— What is needed —
Reproduce the listing below exactly, beginning with its first line and ending with the line that holds "const xanh = '#003463';"; pictures are not part of the copy.

— Dataset extract —
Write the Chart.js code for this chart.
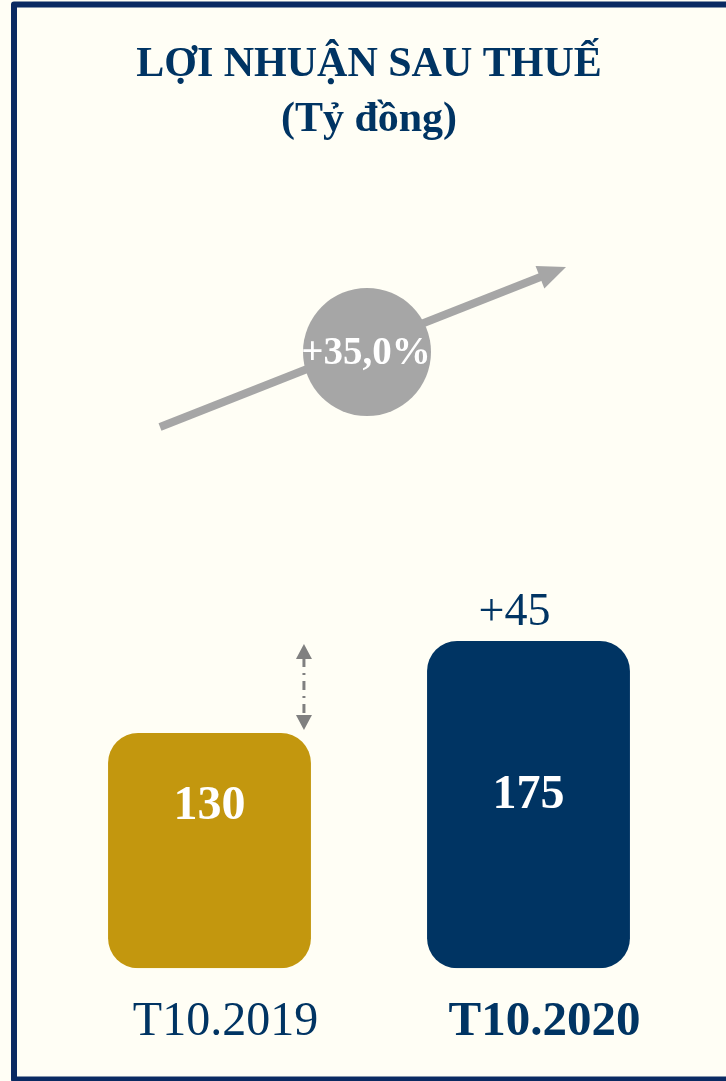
<!DOCTYPE html>
<html lang="vi">
<head>
  <meta charset="UTF-8">
  <title>Lợi nhuận sau thuế</title>
  <script src="https://cdn.jsdelivr.net/npm/chart.js"></script>
  <style>
    html, body { margin: 0; padding: 0; background: #FFFEF5; }
    #bieuDo { display: block; }
  </style>
</head>
<body>
  <canvas id="bieuDo" width="726" height="1081"></canvas>
<script>
  // dados
  const ky = ['T10.2019', 'T10.2020'];
  const loiNhuan = [130, 175];
  const mauCot = ['#C3970E', '#003463'];
  const tieuDe = ['LỢI NHUẬN SAU THUẾ', '(Tỷ đồng)'];
  const nhanChenhLech = '+45';
  const nhanTangTruong = '+35,0%';

  const serif = '"Liberation Serif", "DejaVu Serif", serif';
  const xanh = '#003463';

  // vien + mui ten lon + hinh tron + nhan tren cot
  const trangTri = {
    id: 'trangTri',
    beforeDraw(chart) {
      const c = chart.ctx;
      c.save();
      c.fillStyle = '#FFFEF5';
      c.fillRect(0, 0, chart.width, chart.height);
      c.strokeStyle = '#0A2A62';
      c.lineWidth = 6;
      c.lineJoin = 'round';
      c.strokeRect(14, 4.5, 800, 1075);
      c.restore();
    },
    afterDatasetsDraw(chart) {
      const c = chart.ctx;
      const bars = chart.getDatasetMeta(0).data;
      const y = chart.scales.y;
      c.save();

      // mui ten tang truong
      const x0 = 160, y0 = 427, x1 = 566, y1 = 267;
      const goc = Math.atan2(y1 - y0, x1 - x0);
      c.strokeStyle = '#A6A6A6';
      c.fillStyle = '#A6A6A6';
      c.lineWidth = 8;
      c.beginPath();
      c.moveTo(x0, y0);
      c.lineTo(x1 - 22 * Math.cos(goc), y1 - 22 * Math.sin(goc));
      c.stroke();
      c.beginPath();
      c.moveTo(x1, y1);
      c.lineTo(x1 - 28 * Math.cos(goc) + 12 * Math.sin(goc), y1 - 28 * Math.sin(goc) - 12 * Math.cos(goc));
      c.lineTo(x1 - 28 * Math.cos(goc) - 12 * Math.sin(goc), y1 - 28 * Math.sin(goc) + 12 * Math.cos(goc));
      c.closePath();
      c.fill();

      c.beginPath();
      c.arc(367, 352, 64, 0, Math.PI * 2);
      c.fill();

      c.fillStyle = '#FFFFFF';
      c.textAlign = 'center';
      c.textBaseline = 'middle';
      c.font = 'bold 39px ' + serif;
      c.fillText(nhanTangTruong, 366, 354);

      // gia tri trong cot
      c.font = 'bold 48px ' + serif;
      const lech = [162, 173];
      bars.forEach((b, i) => {
        c.fillText(String(loiNhuan[i]), b.x, b.base - lech[i]);
      });

      // +45 tren cot T10.2020
      c.fillStyle = xanh;
      c.font = '46px ' + serif;
      c.fillText(nhanChenhLech, bars[1].x - 14, bars[1].y - 28);

      // mui ten nét đứt
      const xm = bars[0].x + bars[0].width / 2 - 7;
      const yt = y.getPixelForValue(loiNhuan[1]) + 3;
      const yb = y.getPixelForValue(loiNhuan[0]) - 3;
      c.strokeStyle = '#808080';
      c.fillStyle = '#808080';
      c.lineWidth = 3;
      c.setLineDash([9, 6, 2, 6]);
      c.beginPath();
      c.moveTo(xm, yt + 14);
      c.lineTo(xm, yb - 14);
      c.stroke();
      c.setLineDash([]);
      c.beginPath();
      c.moveTo(xm, yt); c.lineTo(xm - 8, yt + 15); c.lineTo(xm + 8, yt + 15);
      c.closePath(); c.fill();
      c.beginPath();
      c.moveTo(xm, yb); c.lineTo(xm - 8, yb - 15); c.lineTo(xm + 8, yb - 15);
      c.closePath(); c.fill();

      c.restore();
    }
  };

  new Chart(document.getElementById('bieuDo'), {
    type: 'bar',
    data: {
      labels: ky,
      datasets: [{
        data: loiNhuan,
        base: 15,
        backgroundColor: mauCot,
        borderRadius: 30,
        borderSkipped: false,
        categoryPercentage: 1,
        barPercentage: 0.636
      }]
    },
    options: {
      responsive: false,
      animation: false,
      devicePixelRatio: 1,
      layout: { padding: { top: 0, left: 50, right: 38, bottom: 4 } },
      plugins: {
        legend: { display: false },
        tooltip: { enabled: false },
        title: {
          display: true,
          text: tieuDe,
          color: xanh,
          font: { family: serif, size: 42, weight: 'bold', lineHeight: 1.3 },
          padding: { top: 38, bottom: 40 }
        }
      },
      scales: {
        x: {
          grid: { display: false, drawTicks: false },
          border: { display: false },
          ticks: {
            color: xanh,
            padding: 25,
            labelOffset: 16,
            autoSkip: false,
            maxRotation: 0,
            font: (ctx) => ({
              family: serif,
              size: ctx.index === 1 ? 49 : 48,
              weight: ctx.index === 1 ? 'bold' : 'normal',
              lineHeight: 1.2
            })
          }
        },
        y: {
          display: false,
          min: 15,
          max: 397
        }
      }
    },
    plugins: [trangTri]
  });
</script>
</body>
</html>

— Finished answer —
Write the Chart.js code for this chart.
<!DOCTYPE html>
<html lang="vi">
<head>
  <meta charset="UTF-8">
  <title>Lợi nhuận sau thuế</title>
  <script src="https://cdn.jsdelivr.net/npm/chart.js"></script>
  <style>
    html, body { margin: 0; padding: 0; background: #FFFEF5; }
    #bieuDo { display: block; }
  </style>
</head>
<body>
  <canvas id="bieuDo" width="726" height="1081"></canvas>
<script>
  // dados
  const ky = ['T10.2019', 'T10.2020'];
  const loiNhuan = [130, 175];
  const mauCot = ['#C3970E', '#003463'];
  const tieuDe = ['LỢI NHUẬN SAU THUẾ', '(Tỷ đồng)'];
  const nhanChenhLech = '+45';
  const nhanTangTruong = '+35,0%';

  const serif = '"Liberation Serif", "DejaVu Serif", serif';
  const xanh = '#003463';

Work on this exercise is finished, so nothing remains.